### Requirement
Return precisely the span of lines from the top of the material below to the line containing "ScaledTranslation(0, 6/100, fig.dpi_scale_trans))", both included. Pictures are excluded.
⁂
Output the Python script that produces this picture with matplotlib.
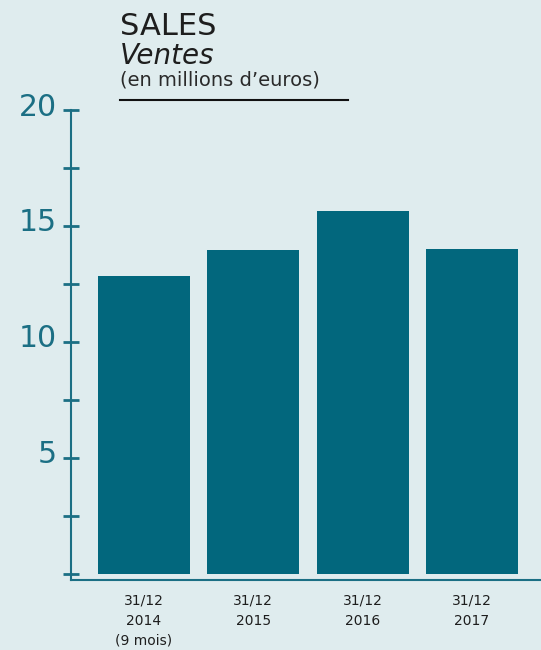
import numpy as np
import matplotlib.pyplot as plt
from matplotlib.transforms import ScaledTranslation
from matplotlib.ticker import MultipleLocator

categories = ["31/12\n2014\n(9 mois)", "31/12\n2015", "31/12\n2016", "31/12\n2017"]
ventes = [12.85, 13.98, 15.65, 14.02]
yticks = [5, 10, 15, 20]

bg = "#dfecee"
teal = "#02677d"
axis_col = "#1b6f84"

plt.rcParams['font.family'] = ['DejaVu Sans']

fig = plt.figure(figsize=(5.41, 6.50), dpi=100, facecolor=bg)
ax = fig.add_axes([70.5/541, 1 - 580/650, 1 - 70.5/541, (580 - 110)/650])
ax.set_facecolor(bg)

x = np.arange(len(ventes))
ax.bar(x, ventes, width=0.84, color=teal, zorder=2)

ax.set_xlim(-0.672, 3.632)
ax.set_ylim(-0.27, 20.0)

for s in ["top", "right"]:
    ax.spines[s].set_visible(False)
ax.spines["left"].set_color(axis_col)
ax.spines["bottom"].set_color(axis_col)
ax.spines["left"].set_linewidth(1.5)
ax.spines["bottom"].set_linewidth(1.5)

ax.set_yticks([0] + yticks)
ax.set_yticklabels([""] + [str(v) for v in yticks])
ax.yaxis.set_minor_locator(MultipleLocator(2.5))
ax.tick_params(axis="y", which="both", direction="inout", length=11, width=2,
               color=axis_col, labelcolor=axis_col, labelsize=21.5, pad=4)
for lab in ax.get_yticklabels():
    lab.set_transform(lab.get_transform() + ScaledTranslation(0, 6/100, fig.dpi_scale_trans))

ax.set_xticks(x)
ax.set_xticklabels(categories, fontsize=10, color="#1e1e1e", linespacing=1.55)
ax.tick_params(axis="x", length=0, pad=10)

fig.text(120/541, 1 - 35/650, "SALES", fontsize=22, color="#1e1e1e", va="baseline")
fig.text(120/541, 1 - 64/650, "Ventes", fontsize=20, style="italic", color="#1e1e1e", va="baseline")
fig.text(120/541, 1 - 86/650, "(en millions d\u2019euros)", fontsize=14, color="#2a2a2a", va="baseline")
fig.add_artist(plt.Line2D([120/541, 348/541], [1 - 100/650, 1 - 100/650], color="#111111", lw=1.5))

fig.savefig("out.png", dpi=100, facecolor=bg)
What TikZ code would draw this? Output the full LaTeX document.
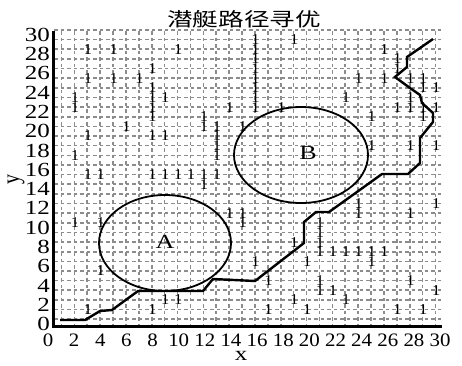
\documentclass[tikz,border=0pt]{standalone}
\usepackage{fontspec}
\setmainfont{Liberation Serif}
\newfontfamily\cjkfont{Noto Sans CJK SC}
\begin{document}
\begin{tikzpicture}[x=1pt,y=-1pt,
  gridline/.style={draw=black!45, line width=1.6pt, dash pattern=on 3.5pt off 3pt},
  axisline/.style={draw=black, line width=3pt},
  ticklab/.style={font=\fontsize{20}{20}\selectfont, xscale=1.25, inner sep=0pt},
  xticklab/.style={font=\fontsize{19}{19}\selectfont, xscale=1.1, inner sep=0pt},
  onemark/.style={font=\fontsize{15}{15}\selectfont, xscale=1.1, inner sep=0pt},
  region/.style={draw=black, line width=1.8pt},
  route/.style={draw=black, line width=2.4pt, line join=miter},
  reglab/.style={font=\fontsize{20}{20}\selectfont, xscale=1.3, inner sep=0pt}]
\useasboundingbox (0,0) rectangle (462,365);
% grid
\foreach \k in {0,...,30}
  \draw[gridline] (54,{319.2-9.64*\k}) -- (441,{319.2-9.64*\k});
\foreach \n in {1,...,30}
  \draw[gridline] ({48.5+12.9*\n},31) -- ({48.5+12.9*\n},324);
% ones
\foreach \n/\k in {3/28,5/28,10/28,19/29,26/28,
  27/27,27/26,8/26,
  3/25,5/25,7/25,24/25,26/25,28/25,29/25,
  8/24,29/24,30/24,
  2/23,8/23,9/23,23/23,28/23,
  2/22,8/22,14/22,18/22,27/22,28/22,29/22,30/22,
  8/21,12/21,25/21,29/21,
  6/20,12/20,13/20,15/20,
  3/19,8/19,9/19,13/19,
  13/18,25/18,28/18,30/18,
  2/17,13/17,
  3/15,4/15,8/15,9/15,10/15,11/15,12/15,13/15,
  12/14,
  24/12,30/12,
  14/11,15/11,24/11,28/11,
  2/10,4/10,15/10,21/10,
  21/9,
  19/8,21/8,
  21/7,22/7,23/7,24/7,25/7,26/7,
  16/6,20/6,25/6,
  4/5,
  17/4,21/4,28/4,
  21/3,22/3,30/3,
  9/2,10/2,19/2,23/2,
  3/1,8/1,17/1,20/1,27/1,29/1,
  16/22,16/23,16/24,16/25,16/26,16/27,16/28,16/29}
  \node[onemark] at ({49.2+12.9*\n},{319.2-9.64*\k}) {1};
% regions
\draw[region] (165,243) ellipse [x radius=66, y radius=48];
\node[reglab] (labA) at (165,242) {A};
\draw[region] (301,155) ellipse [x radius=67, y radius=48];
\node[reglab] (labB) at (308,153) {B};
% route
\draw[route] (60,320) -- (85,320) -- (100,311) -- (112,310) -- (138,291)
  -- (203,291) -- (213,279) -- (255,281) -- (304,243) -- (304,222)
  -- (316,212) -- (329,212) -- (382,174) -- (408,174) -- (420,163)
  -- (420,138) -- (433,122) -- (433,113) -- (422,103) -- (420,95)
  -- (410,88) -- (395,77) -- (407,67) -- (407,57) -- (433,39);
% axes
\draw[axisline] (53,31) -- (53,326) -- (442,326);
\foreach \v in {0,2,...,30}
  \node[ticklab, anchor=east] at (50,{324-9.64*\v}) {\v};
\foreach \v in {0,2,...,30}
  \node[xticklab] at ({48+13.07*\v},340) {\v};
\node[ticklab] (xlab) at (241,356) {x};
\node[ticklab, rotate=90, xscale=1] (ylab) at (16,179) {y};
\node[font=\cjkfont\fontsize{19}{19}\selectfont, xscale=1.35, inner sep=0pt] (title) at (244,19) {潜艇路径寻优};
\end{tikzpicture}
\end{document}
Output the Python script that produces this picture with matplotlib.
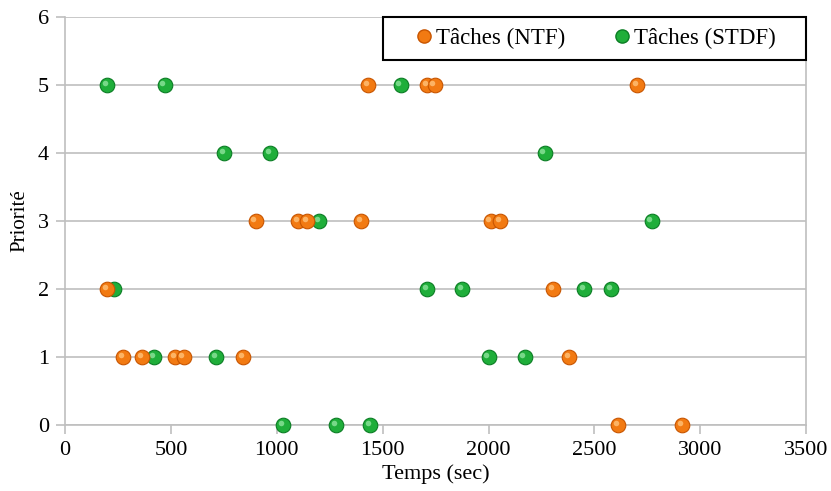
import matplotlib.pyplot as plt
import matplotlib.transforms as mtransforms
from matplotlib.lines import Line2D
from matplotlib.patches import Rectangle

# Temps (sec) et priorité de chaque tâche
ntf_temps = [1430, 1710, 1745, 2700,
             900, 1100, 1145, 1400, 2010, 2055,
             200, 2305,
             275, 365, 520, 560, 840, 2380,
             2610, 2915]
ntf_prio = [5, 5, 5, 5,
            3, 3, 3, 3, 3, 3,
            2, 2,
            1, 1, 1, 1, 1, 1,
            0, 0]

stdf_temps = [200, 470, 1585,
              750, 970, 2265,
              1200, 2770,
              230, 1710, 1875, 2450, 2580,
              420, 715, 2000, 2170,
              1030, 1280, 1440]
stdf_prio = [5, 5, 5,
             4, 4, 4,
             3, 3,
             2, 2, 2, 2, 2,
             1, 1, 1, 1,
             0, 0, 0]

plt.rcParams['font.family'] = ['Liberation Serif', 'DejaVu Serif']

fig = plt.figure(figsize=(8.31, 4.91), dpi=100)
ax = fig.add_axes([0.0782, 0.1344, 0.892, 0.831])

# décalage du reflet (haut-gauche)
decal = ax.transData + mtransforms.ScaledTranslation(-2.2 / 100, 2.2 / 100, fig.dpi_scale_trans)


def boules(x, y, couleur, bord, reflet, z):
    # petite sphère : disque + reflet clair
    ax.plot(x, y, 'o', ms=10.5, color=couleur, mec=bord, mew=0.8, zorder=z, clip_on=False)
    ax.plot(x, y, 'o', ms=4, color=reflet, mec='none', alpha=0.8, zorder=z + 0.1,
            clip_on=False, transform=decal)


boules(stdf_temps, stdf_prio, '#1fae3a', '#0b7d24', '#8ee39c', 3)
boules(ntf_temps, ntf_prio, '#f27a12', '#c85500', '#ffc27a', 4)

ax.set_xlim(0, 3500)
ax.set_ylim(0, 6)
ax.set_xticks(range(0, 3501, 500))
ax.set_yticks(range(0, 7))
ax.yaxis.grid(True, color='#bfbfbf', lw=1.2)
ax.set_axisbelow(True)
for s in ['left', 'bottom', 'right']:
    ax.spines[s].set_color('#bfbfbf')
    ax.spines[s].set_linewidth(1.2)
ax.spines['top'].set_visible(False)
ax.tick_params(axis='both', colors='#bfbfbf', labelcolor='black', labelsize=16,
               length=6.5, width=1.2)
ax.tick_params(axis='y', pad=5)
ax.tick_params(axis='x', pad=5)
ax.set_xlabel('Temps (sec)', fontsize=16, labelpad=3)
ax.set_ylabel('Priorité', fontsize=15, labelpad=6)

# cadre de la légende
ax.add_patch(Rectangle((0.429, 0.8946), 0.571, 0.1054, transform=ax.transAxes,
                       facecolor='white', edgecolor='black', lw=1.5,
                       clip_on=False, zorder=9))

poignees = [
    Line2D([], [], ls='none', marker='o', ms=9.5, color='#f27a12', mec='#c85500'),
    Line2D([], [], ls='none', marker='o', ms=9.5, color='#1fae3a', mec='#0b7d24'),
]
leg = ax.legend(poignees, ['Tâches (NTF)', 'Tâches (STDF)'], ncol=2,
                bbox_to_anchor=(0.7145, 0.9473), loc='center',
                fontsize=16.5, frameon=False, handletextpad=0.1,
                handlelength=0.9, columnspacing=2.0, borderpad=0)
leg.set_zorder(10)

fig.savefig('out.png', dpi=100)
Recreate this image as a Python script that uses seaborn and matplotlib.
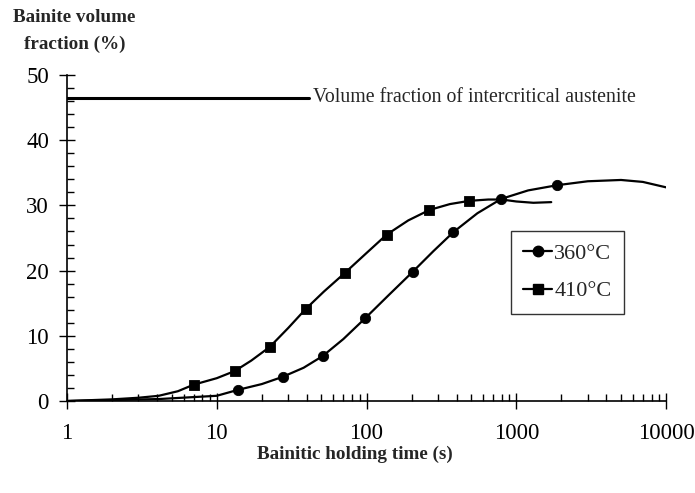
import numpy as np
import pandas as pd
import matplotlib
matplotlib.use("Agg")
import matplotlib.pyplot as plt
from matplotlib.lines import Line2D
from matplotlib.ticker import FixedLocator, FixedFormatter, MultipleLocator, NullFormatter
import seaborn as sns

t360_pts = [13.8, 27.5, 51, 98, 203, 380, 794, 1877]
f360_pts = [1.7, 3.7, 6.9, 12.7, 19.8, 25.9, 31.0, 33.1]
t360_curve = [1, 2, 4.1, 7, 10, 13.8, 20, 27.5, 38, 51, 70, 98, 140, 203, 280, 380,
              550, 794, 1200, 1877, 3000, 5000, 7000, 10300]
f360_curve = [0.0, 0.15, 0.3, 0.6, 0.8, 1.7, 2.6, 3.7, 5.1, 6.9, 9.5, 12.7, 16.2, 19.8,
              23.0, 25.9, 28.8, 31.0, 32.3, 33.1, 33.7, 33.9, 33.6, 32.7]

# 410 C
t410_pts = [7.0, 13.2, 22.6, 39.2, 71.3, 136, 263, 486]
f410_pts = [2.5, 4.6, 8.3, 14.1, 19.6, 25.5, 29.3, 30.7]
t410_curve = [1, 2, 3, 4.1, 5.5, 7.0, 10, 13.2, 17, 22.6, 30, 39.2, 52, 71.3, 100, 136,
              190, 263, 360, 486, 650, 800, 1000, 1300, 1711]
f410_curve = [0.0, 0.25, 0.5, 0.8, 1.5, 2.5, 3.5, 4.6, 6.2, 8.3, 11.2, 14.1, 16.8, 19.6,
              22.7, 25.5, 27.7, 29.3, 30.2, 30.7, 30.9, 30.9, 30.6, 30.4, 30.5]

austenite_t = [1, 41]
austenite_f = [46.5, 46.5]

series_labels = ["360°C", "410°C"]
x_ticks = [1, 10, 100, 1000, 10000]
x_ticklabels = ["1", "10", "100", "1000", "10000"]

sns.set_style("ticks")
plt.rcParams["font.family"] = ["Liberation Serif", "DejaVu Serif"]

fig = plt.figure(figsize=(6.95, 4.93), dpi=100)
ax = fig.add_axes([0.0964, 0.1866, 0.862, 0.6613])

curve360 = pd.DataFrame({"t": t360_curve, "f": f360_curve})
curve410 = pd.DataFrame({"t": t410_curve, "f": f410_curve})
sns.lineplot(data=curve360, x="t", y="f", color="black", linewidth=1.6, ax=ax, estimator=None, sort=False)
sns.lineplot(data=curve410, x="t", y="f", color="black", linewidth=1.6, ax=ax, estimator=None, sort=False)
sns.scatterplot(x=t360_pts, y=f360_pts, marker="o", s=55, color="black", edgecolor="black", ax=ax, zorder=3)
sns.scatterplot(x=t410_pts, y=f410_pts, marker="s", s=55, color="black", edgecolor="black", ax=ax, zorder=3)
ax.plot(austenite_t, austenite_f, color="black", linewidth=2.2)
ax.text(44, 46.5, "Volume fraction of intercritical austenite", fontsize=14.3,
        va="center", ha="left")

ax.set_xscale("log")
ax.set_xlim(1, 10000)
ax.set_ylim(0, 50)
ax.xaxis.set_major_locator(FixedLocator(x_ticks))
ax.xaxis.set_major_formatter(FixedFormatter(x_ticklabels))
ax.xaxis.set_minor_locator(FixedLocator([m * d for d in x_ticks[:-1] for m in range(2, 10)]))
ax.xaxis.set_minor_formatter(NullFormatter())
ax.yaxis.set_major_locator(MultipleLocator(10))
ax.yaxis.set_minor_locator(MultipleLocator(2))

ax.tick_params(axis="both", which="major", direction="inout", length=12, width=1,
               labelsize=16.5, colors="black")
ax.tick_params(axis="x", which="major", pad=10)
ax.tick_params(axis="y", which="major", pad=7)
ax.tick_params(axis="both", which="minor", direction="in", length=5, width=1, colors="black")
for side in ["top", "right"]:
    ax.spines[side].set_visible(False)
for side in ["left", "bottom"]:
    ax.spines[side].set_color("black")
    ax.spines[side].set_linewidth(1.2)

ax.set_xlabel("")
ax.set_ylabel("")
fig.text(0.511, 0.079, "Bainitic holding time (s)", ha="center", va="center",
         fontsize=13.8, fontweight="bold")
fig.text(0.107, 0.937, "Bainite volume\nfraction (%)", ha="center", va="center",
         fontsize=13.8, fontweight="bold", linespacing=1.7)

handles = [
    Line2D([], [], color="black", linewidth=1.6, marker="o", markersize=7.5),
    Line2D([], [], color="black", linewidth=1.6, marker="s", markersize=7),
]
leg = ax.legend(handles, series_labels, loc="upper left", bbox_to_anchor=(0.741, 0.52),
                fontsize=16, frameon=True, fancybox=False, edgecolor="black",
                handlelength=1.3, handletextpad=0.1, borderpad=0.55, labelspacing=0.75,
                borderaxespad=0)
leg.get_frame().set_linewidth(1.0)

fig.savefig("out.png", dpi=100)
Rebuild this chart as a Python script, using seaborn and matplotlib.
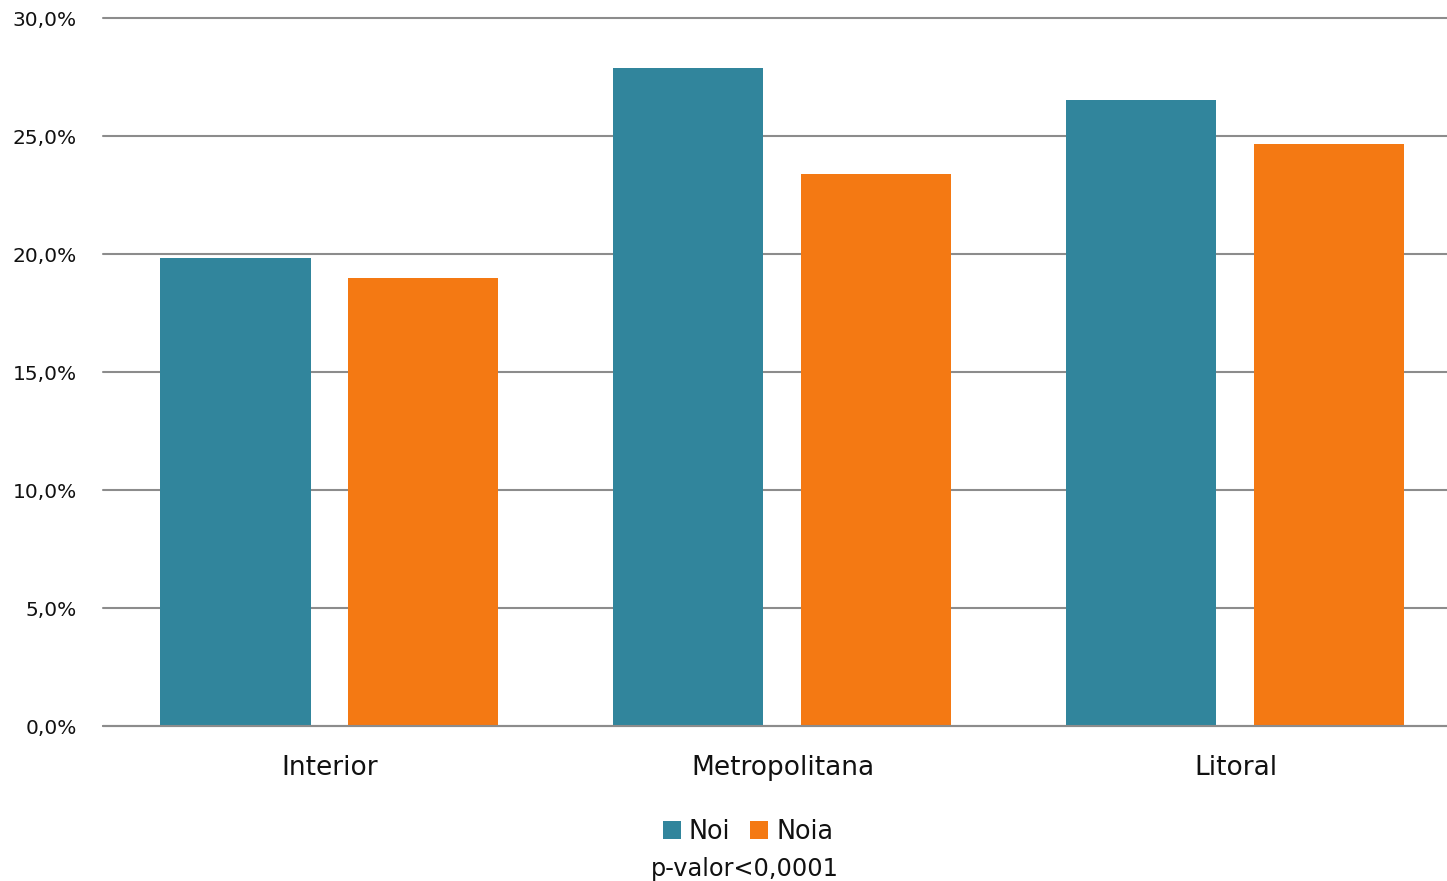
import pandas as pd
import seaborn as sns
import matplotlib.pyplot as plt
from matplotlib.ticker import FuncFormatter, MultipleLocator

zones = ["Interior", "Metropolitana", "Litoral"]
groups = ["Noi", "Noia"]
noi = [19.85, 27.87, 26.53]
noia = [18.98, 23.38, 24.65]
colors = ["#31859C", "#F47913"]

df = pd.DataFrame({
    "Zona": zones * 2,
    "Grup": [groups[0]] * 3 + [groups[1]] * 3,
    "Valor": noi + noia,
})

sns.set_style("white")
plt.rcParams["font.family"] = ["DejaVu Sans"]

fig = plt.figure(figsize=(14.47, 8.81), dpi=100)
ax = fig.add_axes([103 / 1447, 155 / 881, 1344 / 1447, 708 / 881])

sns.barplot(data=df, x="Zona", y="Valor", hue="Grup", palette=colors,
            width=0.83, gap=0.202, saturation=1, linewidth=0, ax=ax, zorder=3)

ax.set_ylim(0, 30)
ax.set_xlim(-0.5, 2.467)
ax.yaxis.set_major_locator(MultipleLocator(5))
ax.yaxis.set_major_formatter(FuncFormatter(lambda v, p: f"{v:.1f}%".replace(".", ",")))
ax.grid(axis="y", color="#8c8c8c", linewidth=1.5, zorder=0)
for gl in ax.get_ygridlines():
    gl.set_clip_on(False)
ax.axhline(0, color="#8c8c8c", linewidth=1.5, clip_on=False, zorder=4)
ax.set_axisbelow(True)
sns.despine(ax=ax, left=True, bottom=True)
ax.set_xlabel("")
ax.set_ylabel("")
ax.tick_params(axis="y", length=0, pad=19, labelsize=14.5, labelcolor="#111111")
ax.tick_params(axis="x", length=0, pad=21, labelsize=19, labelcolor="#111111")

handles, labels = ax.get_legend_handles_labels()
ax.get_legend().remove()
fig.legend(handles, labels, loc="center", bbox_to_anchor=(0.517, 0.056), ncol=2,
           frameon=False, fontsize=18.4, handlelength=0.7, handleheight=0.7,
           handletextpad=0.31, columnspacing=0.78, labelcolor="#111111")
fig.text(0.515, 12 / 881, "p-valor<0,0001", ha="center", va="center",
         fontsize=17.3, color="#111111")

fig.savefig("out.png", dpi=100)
⁂
### Written response
Output the Python script that produces this picture with matplotlib.
import numpy as np
import matplotlib.pyplot as plt
from matplotlib.transforms import ScaledTranslation
from matplotlib.ticker import MultipleLocator

categories = ["31/12\n2014\n(9 mois)", "31/12\n2015", "31/12\n2016", "31/12\n2017"]
ventes = [12.85, 13.98, 15.65, 14.02]
yticks = [5, 10, 15, 20]

bg = "#dfecee"
teal = "#02677d"
axis_col = "#1b6f84"

plt.rcParams['font.family'] = ['DejaVu Sans']

fig = plt.figure(figsize=(5.41, 6.50), dpi=100, facecolor=bg)
ax = fig.add_axes([70.5/541, 1 - 580/650, 1 - 70.5/541, (580 - 110)/650])
ax.set_facecolor(bg)

x = np.arange(len(ventes))
ax.bar(x, ventes, width=0.84, color=teal, zorder=2)

ax.set_xlim(-0.672, 3.632)
ax.set_ylim(-0.27, 20.0)

for s in ["top", "right"]:
    ax.spines[s].set_visible(False)
ax.spines["left"].set_color(axis_col)
ax.spines["bottom"].set_color(axis_col)
ax.spines["left"].set_linewidth(1.5)
ax.spines["bottom"].set_linewidth(1.5)

ax.set_yticks([0] + yticks)
ax.set_yticklabels([""] + [str(v) for v in yticks])
ax.yaxis.set_minor_locator(MultipleLocator(2.5))
ax.tick_params(axis="y", which="both", direction="inout", length=11, width=2,
               color=axis_col, labelcolor=axis_col, labelsize=21.5, pad=4)
for lab in ax.get_yticklabels():
    lab.set_transform(lab.get_transform() + ScaledTranslation(0, 6/100, fig.dpi_scale_trans))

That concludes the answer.